One two tree, done!
The compilation step is much faster. Optimizations can work (by uncommenting some lines of code) even by using multiple cores. As for example, the screenshot from the OpenGL application I had presented it earlier was taking like 600-700 ms on an Intel i5-540M. Right now it takes for CR to generate the code around 170-220 ms (the first time is slower, as spinning disks are slower at access). But by all measures is much faster.
Most optimization steps that CR perform do the following: look for a pattern of code that match a property, after that if it matches, it tries to perform the optimization by impacting some instructions, it notifies the compiler that some changes are done. CR after this will try to perform all optimizations up to the point no optimization can be done. CR in a typical case will apply (using the default codebase optimizations) 35+ optimization steps for every function, every instruction, etc.
In typical case let's say there is just one some optimizations that can be done, for example: a variable is nowhere used, so it can be removed. Before noticing that the variable can be removed, the compiler performs other optimizations, and right after will perform another pattern matching. At last when the optimization of the unused variable is match, for every instruction CR will track all declared variables and CR will compare with all used variables. At the end what remains, they can be removed.

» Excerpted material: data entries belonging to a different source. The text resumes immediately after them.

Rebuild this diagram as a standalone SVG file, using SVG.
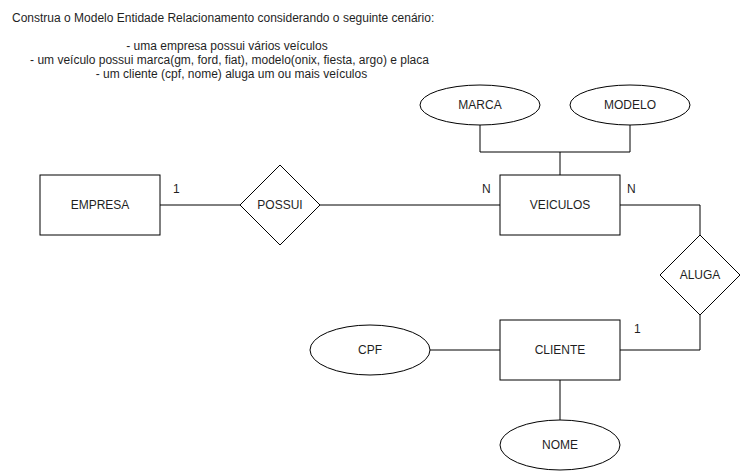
<svg xmlns="http://www.w3.org/2000/svg" width="741" height="471" viewBox="0 0 741 471">
<style>
.shape{fill:#ffffff;stroke:#000000;stroke-width:1}
.edge{fill:none;stroke:#000000;stroke-width:1}
text{font-family:"Liberation Sans",Arial,Helvetica,sans-serif;font-size:12px;fill:#1f1f1f}
.lbl{text-anchor:middle}
</style>
<rect x="0" y="0" width="741" height="471" fill="#ffffff"/>
<g id="header">
<text x="12" y="22">Construa o Modelo Entidade Relacionamento considerando o seguinte cenário:</text>
<text x="227" y="50" class="lbl">- uma empresa possui vários veículos</text>
<text x="229.5" y="64" class="lbl">- um veículo possui marca(gm, ford, fiat), modelo(onix, fiesta, argo) e placa</text>
<text x="231.5" y="78" class="lbl">- um cliente (cpf, nome) aluga um ou mais veículos</text>
</g>
<g id="connectors">
<path class="edge" d="M160 205 H240"/>
<path class="edge" d="M320 205 H500"/>
<path class="edge" d="M480 125 V152 H630 V125"/>
<path class="edge" d="M560 152 V175"/>
<path class="edge" d="M620 205 H700 V235"/>
<path class="edge" d="M700 315 V350 H620"/>
<path class="edge" d="M430 350 H500"/>
<path class="edge" d="M560 380 V420"/>
<text x="173" y="193">1</text>
<text x="482" y="193">N</text>
<text x="627" y="193">N</text>
<text x="634" y="333">1</text>
</g>
<g id="empresa">
<rect class="shape" x="40" y="175" width="120" height="60"/>
<text class="lbl" x="100" y="209">EMPRESA</text>
</g>
<g id="possui">
<polygon class="shape" points="280,165 320,205 280,245 240,205"/>
<text class="lbl" x="280" y="209">POSSUI</text>
</g>
<g id="veiculos">
<rect class="shape" x="500" y="175" width="120" height="60"/>
<text class="lbl" x="560" y="209">VEICULOS</text>
</g>
<g id="marca">
<ellipse class="shape" cx="480" cy="105" rx="60" ry="20"/>
<text class="lbl" x="480" y="109">MARCA</text>
</g>
<g id="modelo">
<ellipse class="shape" cx="630" cy="105" rx="60" ry="20"/>
<text class="lbl" x="630" y="109">MODELO</text>
</g>
<g id="aluga">
<polygon class="shape" points="700,235 740,275 700,315 660,275"/>
<text class="lbl" x="700" y="279">ALUGA</text>
</g>
<g id="cliente">
<rect class="shape" x="500" y="320" width="120" height="60"/>
<text class="lbl" x="560" y="354">CLIENTE</text>
</g>
<g id="cpf">
<ellipse class="shape" cx="370" cy="350" rx="60" ry="25"/>
<text class="lbl" x="370" y="354">CPF</text>
</g>
<g id="nome">
<ellipse class="shape" cx="560" cy="445" rx="60" ry="25"/>
<text class="lbl" x="560" y="449">NOME</text>
</g>
</svg>
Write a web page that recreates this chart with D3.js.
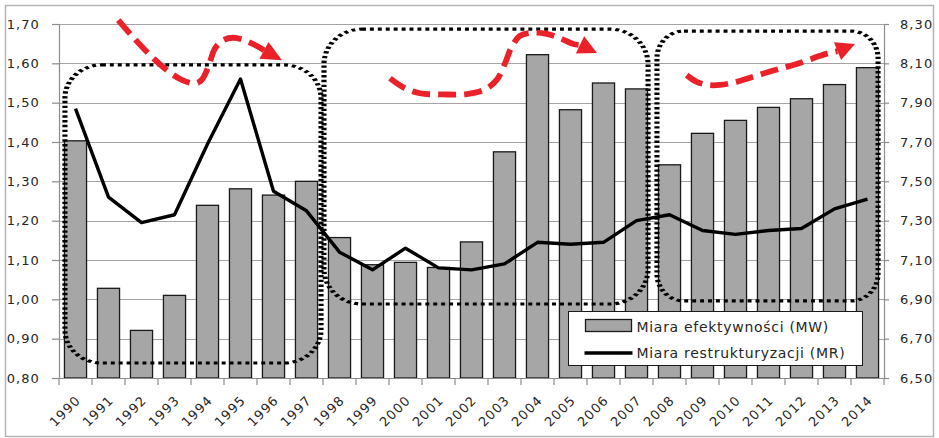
<!DOCTYPE html>
<html>
<head>
<meta charset="utf-8">
<script src="https://cdn.jsdelivr.net/npm/d3@7"></script>
<style>
  body { margin: 0; background: #fff; }
  svg { display: block; }
  text { font-family: "DejaVu Sans", sans-serif; fill: #262626; }
</style>
</head>
<body>
<svg id="chart" width="939" height="438"></svg>
<script>
// ---- data -------------------------------------------------------------
const years = ["1990","1991","1992","1993","1994","1995","1996","1997","1998","1999",
               "2000","2001","2002","2003","2004","2005","2006","2007","2008","2009",
               "2010","2011","2012","2013","2014"];
// efficiency measure (left axis, bars)
const mwValues = [1.403, 1.028, 0.921, 1.010, 1.239, 1.281, 1.265, 1.300, 1.157, 1.088,
                  1.094, 1.081, 1.146, 1.375, 1.622, 1.482, 1.550, 1.535, 1.342, 1.422,
                  1.455, 1.488, 1.510, 1.546, 1.589];
// restructuring measure (right axis, line)
const mrValues = [7.87, 7.42, 7.29, 7.33, 7.69, 8.02, 7.45, 7.35, 7.14, 7.05,
                  7.16, 7.06, 7.05, 7.08, 7.19, 7.18, 7.19, 7.30, 7.33, 7.25,
                  7.23, 7.25, 7.26, 7.36, 7.41];
const leftTicks  = [0.80, 0.90, 1.00, 1.10, 1.20, 1.30, 1.40, 1.50, 1.60, 1.70];
const rightTicks = [6.50, 6.70, 6.90, 7.10, 7.30, 7.50, 7.70, 7.90, 8.10, 8.30];
const seriesNames = ["Miara efektywności (MW)", "Miara restrukturyzacji (MR)"];

// ---- annotation shapes (category position u, left-axis value v) -------
const periodBoxes = [
  { u0: 0.18,  u1: 7.94,  top: 1.596, bottom: 0.838, rx: 37, ry: 33 },
  { u0: 8.03,  u1: 17.85, top: 1.687, bottom: 0.988, rx: 38, ry: 35 },
  { u0: 18.12, u1: 24.82, top: 1.682, bottom: 0.996, rx: 27, ry: 27 }
];
const trendArrows = [
  { path: [[1.797,1.710],[2.252,1.666],[2.758,1.621],[3.264,1.583],[3.718,1.558],[4.121,1.549],
           [4.324,1.558],[4.524,1.591],[4.727,1.638],[4.979,1.659],[5.282,1.665],[5.636,1.658],
           [6.039,1.642],[6.212,1.633]],
    tip: [6.758,1.608] },
  { path: [[10.030,1.562],[10.433,1.539],[10.939,1.524],[11.645,1.521],[12.355,1.522],[12.909,1.534],
           [13.264,1.558],[13.515,1.600],[13.718,1.642],[13.970,1.670],[14.373,1.678],[14.779,1.675],
           [15.182,1.664],[15.585,1.649],[15.788,1.647]],
    tip: [16.303,1.626] },
  { path: [[19.021,1.570],[19.324,1.553],[19.676,1.545],[20.030,1.545],[20.536,1.553],[21.039,1.566],
           [21.545,1.579],[22.052,1.591],[22.555,1.604],[23.061,1.619],[23.364,1.627],[23.591,1.631]],
    tip: [24.121,1.649] }
];

// ---- layout -----------------------------------------------------------
const plot = { left: 59, right: 884, top: 24, bottom: 378 };
const svg = d3.select("#chart");

const plLocale = d3.formatLocale({ decimal: ",", thousands: " ", grouping: [3], currency: ["", " zł"] });
const fmt = plLocale.format(".2f");

const x = d3.scaleBand().domain(years).range([plot.left, plot.right])
  .paddingInner(0.33).paddingOuter(0.165);
const yL = d3.scaleLinear().domain([0.80, 1.70]).range([plot.bottom, plot.top]);
const yR = d3.scaleLinear().domain([6.50, 8.30]).range([plot.bottom, plot.top]);
const uPos = u => plot.left + u * x.step();

// outer frame
svg.append("rect").attr("x", 5.5).attr("y", 5.5).attr("width", 928).attr("height", 431)
  .attr("fill", "#fff").attr("stroke", "#b5b5b5").attr("stroke-width", 1.5);

// horizontal gridlines
svg.append("g").selectAll("line").data(leftTicks.slice(1)).join("line")
  .attr("x1", plot.left).attr("x2", plot.right)
  .attr("y1", d => Math.round(yL(d)) + 0.5).attr("y2", d => Math.round(yL(d)) + 0.5)
  .attr("stroke", "#a3a3a3").attr("stroke-width", 1);

// bars
svg.append("g").selectAll("rect").data(years).join("rect")
  .attr("x", d => x(d)).attr("width", x.bandwidth())
  .attr("y", (d, i) => yL(mwValues[i]))
  .attr("height", (d, i) => yL(0.80) - yL(mwValues[i]))
  .attr("fill", "#a6a6a6").attr("stroke", "#1a1a1a").attr("stroke-width", 1.3);

// dotted period boxes (stretched horizontally, as in the original drawing)
const SX = 1.65;
svg.append("g").attr("transform", `scale(${SX},1)`)
  .selectAll("rect").data(periodBoxes).join("rect")
  .attr("x", d => uPos(d.u0) / SX)
  .attr("width", d => (uPos(d.u1) - uPos(d.u0)) / SX)
  .attr("y", d => yL(d.top))
  .attr("height", d => yL(d.bottom) - yL(d.top))
  .attr("rx", d => d.rx / SX).attr("ry", d => d.ry)
  .attr("fill", "none").attr("stroke", "#000").attr("stroke-width", 3.1)
  .attr("stroke-dasharray", "2.4 2.4");

// restructuring line
const line = d3.line().x((d, i) => x(years[i]) + x.bandwidth() / 2).y(d => yR(d));
svg.append("path").datum(mrValues).attr("d", line)
  .attr("fill", "none").attr("stroke", "#000").attr("stroke-width", 3.4)
  .attr("stroke-linejoin", "round");

// red dashed trend arrows
const arrowLine = d3.line().x(d => uPos(d[0])).y(d => yL(d[1])).curve(d3.curveCatmullRom.alpha(0.5));
const arrows = svg.append("g");
trendArrows.forEach(a => {
  arrows.append("path").attr("d", arrowLine(a.path))
    .attr("fill", "none").attr("stroke", "#ea2128").attr("stroke-width", 5.8)
    .attr("stroke-dasharray", "18 8");
  const b = a.path[a.path.length - 1];
  const bx = uPos(b[0]), by = yL(b[1]), tx = uPos(a.tip[0]), ty = yL(a.tip[1]);
  const len = Math.hypot(tx - bx, ty - by), nx = -(ty - by) / len, ny = (tx - bx) / len, hw = 9.5;
  arrows.append("path")
    .attr("d", `M${bx + nx * hw},${by + ny * hw}L${tx},${ty}L${bx - nx * hw},${by - ny * hw}Z`)
    .attr("fill", "#ea2128");
});

// axes
const axisColor = "#8c8c8c";
const styleAxis = g => {
  g.select(".domain").attr("stroke", axisColor).attr("stroke-width", 1.2);
  g.selectAll(".tick line").attr("stroke", axisColor).attr("stroke-width", 1.2);
  g.selectAll("text").style("font-size", "13px").style("letter-spacing", "1.1px").attr("fill", "#262626");
};
svg.append("g").attr("transform", `translate(${plot.left},0)`)
  .call(d3.axisLeft(yL).tickValues(leftTicks).tickFormat(fmt).tickSize(7).tickPadding(12).tickSizeOuter(0))
  .call(styleAxis);
svg.append("g").attr("transform", `translate(${plot.right},0)`)
  .call(d3.axisRight(yR).tickValues(rightTicks).tickFormat(fmt).tickSize(5).tickPadding(11).tickSizeOuter(0))
  .call(styleAxis);

const xAxis = svg.append("g").attr("transform", `translate(0,${plot.bottom})`)
  .call(d3.axisBottom(x).tickSize(0).tickPadding(0).tickSizeOuter(0))
  .call(styleAxis);
xAxis.selectAll(".tick text")
  .attr("x", 0).attr("y", 0).attr("dy", 0)
  .attr("text-anchor", "end")
  .attr("transform", "translate(6,23) rotate(-45)");
// category boundary ticks
xAxis.append("g").selectAll("line").data(d3.range(years.length + 1)).join("line")
  .attr("x1", i => uPos(i)).attr("x2", i => uPos(i))
  .attr("y1", 0).attr("y2", 7)
  .attr("stroke", axisColor).attr("stroke-width", 1.2);

// legend
const lg = svg.append("g").attr("transform", "translate(568.5,311.5)");
lg.append("rect").attr("width", 294).attr("height", 54)
  .attr("fill", "#fff").attr("stroke", "#1a1a1a").attr("stroke-width", 1);
lg.append("rect").attr("x", 17).attr("y", 8).attr("width", 46).attr("height", 12)
  .attr("fill", "#a6a6a6").attr("stroke", "#1a1a1a").attr("stroke-width", 1.3);
lg.append("line").attr("x1", 16).attr("x2", 64).attr("y1", 41.5).attr("y2", 41.5)
  .attr("stroke", "#000").attr("stroke-width", 3.6);
lg.selectAll("text.lab").data(seriesNames).join("text").attr("class", "lab")
  .attr("x", 68).attr("y", (d, i) => 20 + i * 26)
  .style("font-size", "14px").style("letter-spacing", "0.7px")
  .text(d => d);
</script>
</body>
</html>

But as someone can notice, the step that makes that one optimization succeed is based on some most common knowledge:
- variable usages per instructions
- the instruction kind: if one optimization will remove a declared but never used variable, it will have to take in account if the instruction is a call to a function or if is a simple math operation
- jumps: some optimizations do work just for a sequence of instructions that have no branches and jumps, so looking for jumps and labels are important delimiters for these instructions
Based on this, every time an optimization is performed, the optimization framework in code will recalculate this information so it can be reused. So if the first optimization step needs to check variable usages, and doesn't perform any optimization, the second optimization can use the same usages data, as correct as no change is done.
Some Q&A:
- even 200 ms (for a small) is fast, most time will be used still inside the C++ compiler, so why bother? Because is not always so clear-cut. Also, using a lower optimization level on GCC, or using a fast(er) C++ compiler, makes to matter
- 200 ms is still much (for a 40K application), cannot be reduced to 50 ms (CR doesn't do too much as for me)? In short CR does more than optimizations: it tries to understand the code, to map it to an intermediate representation, after optimizations are done (which is this post is done), CR writes the code on disk. CR have in its design some inneficiencies: for example most CIL instructions are compared using string operations (for clarity), not using the instruction IDs. Using instructions by Id will speedup some (few) milliseconds.
- compilation speed was never an issue for me, so why bother? The CR is intended to be an optimizing compiler/VM. Excluding the fact that most people have fast computers, some people do not have it. Many people develop using an Atom CPU. Also, having a fast compilation speed translates into using these 500 ms (saved) to add in future more optimizations.